Il importe également de rappeler que Karim Keïta occupait entre-autres, en sa qualité de député, le poste de « Président de la commission de la défense » au sein de l’Assemblée nationale du Mali.

Par ailleurs, selon le témoignage d’un autre témoin, que l’organisation Reporters sans frontières a tenu à ne pas dévoiler son identité pour des raisons sécuritaires, Birama Touré aurait été torturé pendant plusieurs mois, avant d’être exécuté « de trois coups de feu » à la fin de l’année 2016, et probablement jeté dans un puits.

C’est dans ce contexte que RSF a publié un communiqué, le jeudi 26 août 2021, dans lequel l’organisation non gouvernementale s’est félicitée de l’arrestation du général Moussa Diawara, en estimant qu’il s’agissait « d’un tournant », notamment « après des années d’indifférence ».

Toutefois, on devrait quand même se poser la question suivante : En quoi l’ancien chef des services secrets maliens peut-il être réellement concerné par cette affaire ? Sauf que des journaux maliens avaient affirmé à l’époque que le reporter disparu, Birama Touré, aurait séjourné un certain temps dans les locaux des services de renseignements du Mali, tout juste après son enlèvement.

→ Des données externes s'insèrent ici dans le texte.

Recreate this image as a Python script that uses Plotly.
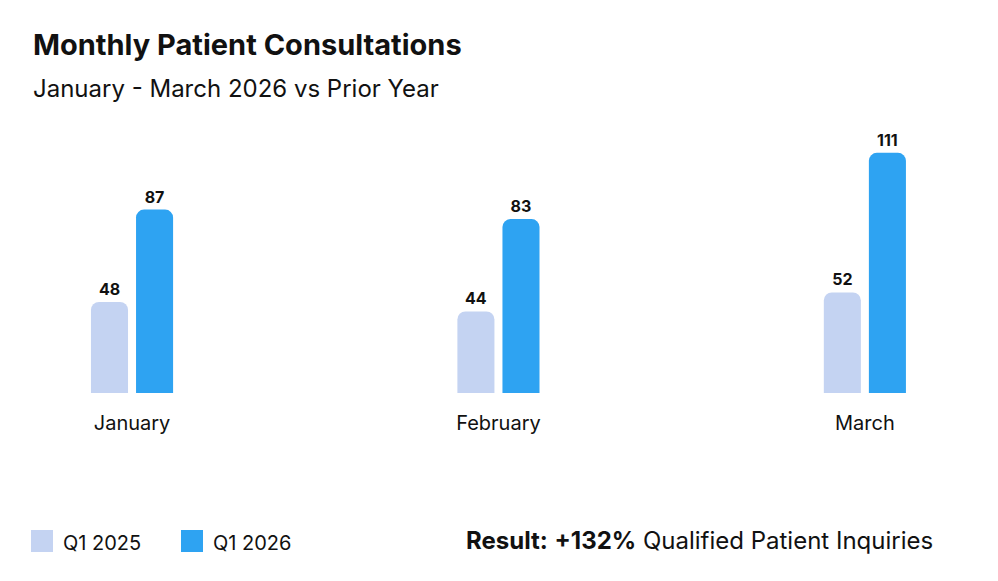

Du moment qu’en cette période le général Moussa Diawara était à la tête des services secrets d’Etat maliens, l’interrogatoire pourrait donner probablement une réponse plus ou moins définitive, ou plus explicite à ce sujet.

En attendant, le tribunal qui a inculpé le général Moussa Diawara rappelle qu’à ce stade de l’enquête, il faut respecter la présomption d’innocence.

A noter que l’enquête piétinait depuis la disparition énigmatique du journaliste d’investigation Birama Touré, le 26 janvier 2016, et la procédure judiciaire s’est soudainement accélérée pour aboutir à l’arrestation du général.

Pour rappel, le Mali se trouve au jour d’aujourd’hui dirigé par le colonel Assimi Goïta, principal artisan de deux putschs en neuf mois, ceux du 18 août 2020 et du 24 mai de l’année en cours.